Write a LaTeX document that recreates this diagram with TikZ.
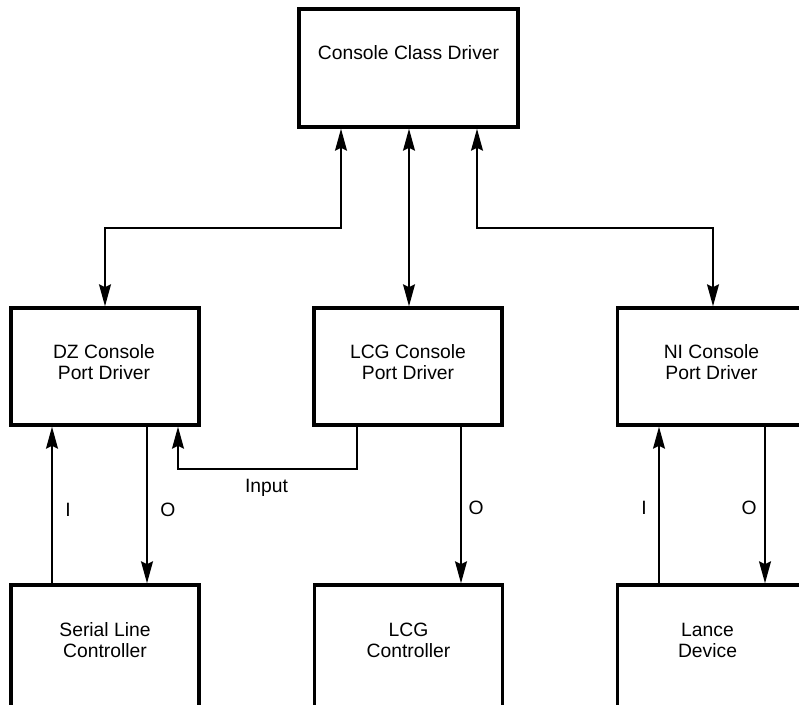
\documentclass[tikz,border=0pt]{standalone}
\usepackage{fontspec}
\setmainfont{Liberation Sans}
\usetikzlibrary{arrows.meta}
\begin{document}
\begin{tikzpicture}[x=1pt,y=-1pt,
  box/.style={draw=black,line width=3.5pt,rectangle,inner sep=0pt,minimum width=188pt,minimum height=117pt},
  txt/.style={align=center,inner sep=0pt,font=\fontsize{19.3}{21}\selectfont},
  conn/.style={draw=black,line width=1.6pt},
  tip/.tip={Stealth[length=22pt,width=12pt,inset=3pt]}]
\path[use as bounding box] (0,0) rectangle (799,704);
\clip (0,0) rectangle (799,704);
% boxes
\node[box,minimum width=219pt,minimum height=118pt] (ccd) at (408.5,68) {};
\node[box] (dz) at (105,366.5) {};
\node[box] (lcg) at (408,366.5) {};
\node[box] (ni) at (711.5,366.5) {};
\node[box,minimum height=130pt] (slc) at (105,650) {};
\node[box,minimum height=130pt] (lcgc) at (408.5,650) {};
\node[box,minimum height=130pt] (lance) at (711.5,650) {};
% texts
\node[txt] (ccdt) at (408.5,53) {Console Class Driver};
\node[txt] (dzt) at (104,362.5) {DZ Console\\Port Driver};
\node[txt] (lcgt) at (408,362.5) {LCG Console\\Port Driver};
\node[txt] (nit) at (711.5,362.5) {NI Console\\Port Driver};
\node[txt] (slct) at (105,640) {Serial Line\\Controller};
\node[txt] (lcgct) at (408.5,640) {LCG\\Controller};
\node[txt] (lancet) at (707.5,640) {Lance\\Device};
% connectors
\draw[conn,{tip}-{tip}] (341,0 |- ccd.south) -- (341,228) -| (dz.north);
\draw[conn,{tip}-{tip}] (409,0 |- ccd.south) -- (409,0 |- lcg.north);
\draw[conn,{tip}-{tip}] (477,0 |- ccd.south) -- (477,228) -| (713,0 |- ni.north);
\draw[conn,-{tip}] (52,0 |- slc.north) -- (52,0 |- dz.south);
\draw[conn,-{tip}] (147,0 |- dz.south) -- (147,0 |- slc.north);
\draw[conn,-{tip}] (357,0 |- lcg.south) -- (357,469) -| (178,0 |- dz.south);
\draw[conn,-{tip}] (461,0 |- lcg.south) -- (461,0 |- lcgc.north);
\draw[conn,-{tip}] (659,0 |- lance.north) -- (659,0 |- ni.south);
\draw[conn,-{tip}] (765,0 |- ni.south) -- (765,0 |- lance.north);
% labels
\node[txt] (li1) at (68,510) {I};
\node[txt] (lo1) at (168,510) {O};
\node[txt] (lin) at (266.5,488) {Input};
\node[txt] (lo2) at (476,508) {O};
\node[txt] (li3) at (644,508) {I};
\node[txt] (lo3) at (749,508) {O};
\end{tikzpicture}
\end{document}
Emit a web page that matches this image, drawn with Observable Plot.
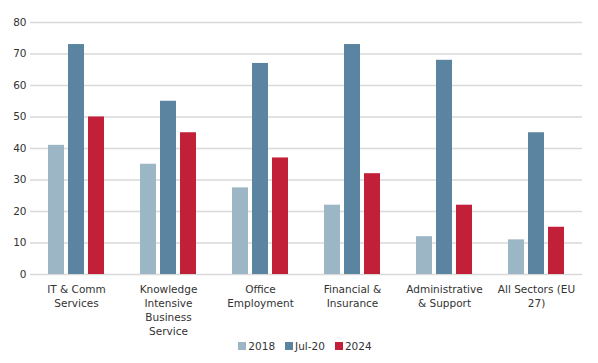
:::::
● Directions
Print each record exactly as it stands, leaving the images out.

● Result
Write a LaTeX document that recreates this diagram with TikZ.
\documentclass[tikz,border=0pt]{standalone}
\usepackage{fontspec}
\setmainfont{Liberation Sans}
\usetikzlibrary{arrows.meta}
\begin{document}
\begin{tikzpicture}[x=1pt,y=-1pt,
  box/.style={draw=black,line width=3.5pt,rectangle,inner sep=0pt,minimum width=188pt,minimum height=117pt},
  txt/.style={align=center,inner sep=0pt,font=\fontsize{19.3}{21}\selectfont},
  conn/.style={draw=black,line width=1.6pt},
  tip/.tip={Stealth[length=22pt,width=12pt,inset=3pt]}]
\path[use as bounding box] (0,0) rectangle (799,704);
\clip (0,0) rectangle (799,704);
% boxes
\node[box,minimum width=219pt,minimum height=118pt] (ccd) at (408.5,68) {};
\node[box] (dz) at (105,366.5) {};
\node[box] (lcg) at (408,366.5) {};
\node[box] (ni) at (711.5,366.5) {};
\node[box,minimum height=130pt] (slc) at (105,650) {};
\node[box,minimum height=130pt] (lcgc) at (408.5,650) {};
\node[box,minimum height=130pt] (lance) at (711.5,650) {};
% texts
\node[txt] (ccdt) at (408.5,53) {Console Class Driver};
\node[txt] (dzt) at (104,362.5) {DZ Console\\Port Driver};
\node[txt] (lcgt) at (408,362.5) {LCG Console\\Port Driver};
\node[txt] (nit) at (711.5,362.5) {NI Console\\Port Driver};
\node[txt] (slct) at (105,640) {Serial Line\\Controller};
\node[txt] (lcgct) at (408.5,640) {LCG\\Controller};
\node[txt] (lancet) at (707.5,640) {Lance\\Device};
% connectors
\draw[conn,{tip}-{tip}] (341,0 |- ccd.south) -- (341,228) -| (dz.north);
\draw[conn,{tip}-{tip}] (409,0 |- ccd.south) -- (409,0 |- lcg.north);
\draw[conn,{tip}-{tip}] (477,0 |- ccd.south) -- (477,228) -| (713,0 |- ni.north);
\draw[conn,-{tip}] (52,0 |- slc.north) -- (52,0 |- dz.south);
\draw[conn,-{tip}] (147,0 |- dz.south) -- (147,0 |- slc.north);
\draw[conn,-{tip}] (357,0 |- lcg.south) -- (357,469) -| (178,0 |- dz.south);
\draw[conn,-{tip}] (461,0 |- lcg.south) -- (461,0 |- lcgc.north);
\draw[conn,-{tip}] (659,0 |- lance.north) -- (659,0 |- ni.south);
\draw[conn,-{tip}] (765,0 |- ni.south) -- (765,0 |- lance.north);
% labels
\node[txt] (li1) at (68,510) {I};
\node[txt] (lo1) at (168,510) {O};
\node[txt] (lin) at (266.5,488) {Input};
\node[txt] (lo2) at (476,508) {O};
\node[txt] (li3) at (644,508) {I};
\node[txt] (lo3) at (749,508) {O};
\end{tikzpicture}
\end{document}
Emit a web page that matches this image, drawn with Observable Plot.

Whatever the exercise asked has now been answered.